Et le dernier jour, nous nous perdons dans les rues. L’Affama, quartier typique, est celui qui nous plaît le plus.

Notre voyage touche à sa fin. Pour notre dernière soirée, nous allons écouter du fado, incontournable. Là encore, Richard m’a donné une adresse secrète, « il n’y a que des Portugais ! » m’a assuré Richard. Et la musique sublimée par cette voix féminine m’émeut et me communique sa nostalgie.
C’est promis, je reviendrai ici ! Avec nos enfants.

J+4

Après un petit déjeuner copieux et un dernier tour de la ville en tramway, nous reprenons le chemin de l’aéroport.

Aujourd’hui, je suis légèrement plus tranquille. L’angoisse est moins forte mais toujours là : mes jambes pèsent une tonne chacune, des perles de sueur glissent le long de ma colonne vertébrale, mon ventre me rappelle qu’il existe… Je suis contente de retrouver mes enfants, alors ça me motive pour pas faire demi-tour.

Le personnel de bord est accueillant. Un steward particulièrement. Il comprend que je suis inquiète. Pour me faire rire, il m’offre un jouet : « On en donne aux enfants ! », dit-il avec un grand sourire apaisant. Plus tard, il me servira un apéritif copieux qui me détendra plus que la peluche !
Je suis assise à côté d’Igor. Il n’y a pas de trou d’air… Je pousse tout de même un gros soupir en touchant le sol de Roissy-en-France.
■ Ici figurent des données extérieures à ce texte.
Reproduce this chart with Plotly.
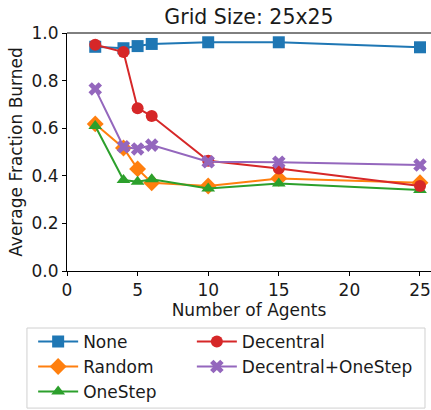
import plotly.graph_objects as go

agents = [2, 4, 5, 6, 10, 15, 25]
none_vals = [0.942, 0.936, 0.945, 0.954, 0.961, 0.961, 0.940]
random_vals = [0.618, 0.517, 0.429, 0.371, 0.357, 0.389, 0.371]
onestep_vals = [0.609, 0.382, 0.375, 0.385, 0.347, 0.368, 0.340]
decentral_vals = [0.951, 0.920, 0.684, 0.651, 0.463, 0.431, 0.357]
dec_onestep_vals = [0.765, 0.522, 0.513, 0.529, 0.459, 0.457, 0.445]

series = [
    ("None", none_vals, "#1f77b4", "square", "legend"),
    ("Random", random_vals, "#ff7f0e", "diamond", "legend"),
    ("OneStep", onestep_vals, "#2ca02c", "triangle-up", "legend"),
    ("Decentral", decentral_vals, "#d62728", "circle", "legend2"),
    ("Decentral+OneStep", dec_onestep_vals, "#9467bd", "x", "legend2"),
]

fig = go.Figure()
for name, vals, color, sym, leg in series:
    fig.add_trace(go.Scatter(
        x=agents, y=vals, name=name, mode="lines+markers",
        line=dict(color=color, width=2),
        marker=dict(symbol=sym, size=12 if sym != "diamond" else 13, color=color, line=dict(width=0)),
        legend=leg,
    ))

font = "DejaVu Sans, sans-serif"
leg_common = dict(orientation="v", xanchor="left", y=-0.222, yanchor="top",
                  bgcolor="rgba(0,0,0,0)", borderwidth=0, font=dict(size=17),
                  tracegroupgap=0, itemwidth=40)
fig.update_layout(
    width=431, height=410,
    margin=dict(l=67, r=0, t=33, b=139, autoexpand=False),
    plot_bgcolor="white", paper_bgcolor="white",
    font=dict(family=font, size=17, color="#1a1a1a"),
    title=dict(text="Grid Size: 25x25", x=0.5, xref="paper", xanchor="center",
               y=1 - 17 / 410, yanchor="middle", font=dict(size=20.5)),
    showlegend=True,
    legend=dict(x=-0.093, **leg_common),
    legend2=dict(x=0.343, **leg_common),
    xaxis=dict(range=[0, 25.78], tickvals=[0, 5, 10, 15, 20, 25], showgrid=False, zeroline=False,
               showline=True, linecolor="black", linewidth=1, ticks="outside", ticklen=4,
               tickcolor="black", tickfont=dict(size=17),
               title=dict(text="Number of Agents", font=dict(size=17), standoff=0)),
    yaxis=dict(range=[0, 1.0], tickvals=[0, 0.2, 0.4, 0.6, 0.8, 1.0], tickformat=".1f",
               showgrid=False, zeroline=False, showline=True, linecolor="black", linewidth=1,
               ticks="outside", ticklen=4, tickcolor="black", tickfont=dict(size=17),
               title=dict(text="Average Fraction Burned", font=dict(size=17), standoff=4)),
)
fig.add_shape(type="line", xref="paper", yref="paper", x0=0, x1=1, y0=1, y1=1,
              line=dict(color="black", width=1))
fig.add_shape(type="rect", xref="paper", yref="paper", x0=-0.11, x1=0.9835, y0=-0.576, y1=-0.2395,
              line=dict(color="#d0d0d0", width=1), fillcolor="rgba(0,0,0,0)", layer="above")
fig.write_html("out.html")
Le week-end se termine bien : ma tante Catherine nous a proposé de dormir chez elle avant de rentrer. Tant mieux parce que ce voyage était merveilleux mais épuisant : c’est vrai Lisbonne ça monte et ça descend et on a énormément marché, alors une bonne nuit de sommeil avant de rentrer à Lyon nous fera du bien. Et Catherine habite au Mesnil-Amelot, près de l’église, à peine à cinq kilomètres de l’aéroport.

J+5
France inter.
Le journal de sept heures ouvre sur l’accident d’avion survenu il y a presque une heure. L’avion, qui se rendait à Lisbonne, venait de décoller quand un de ses moteurs a pris feu. On ignore encore les causes de l’accident. En quelques secondes l’incendie s’est propagé à l’ensemble de la carlingue. C’est une boule de feu qui est tombée sur le Mesnil-Amelot. Les pompiers et les secours sont sur place.

Aucun survivant n’a été retrouvé dans l’avion ni sur le quartier de l’église Saint-Martin où il s’est crashé.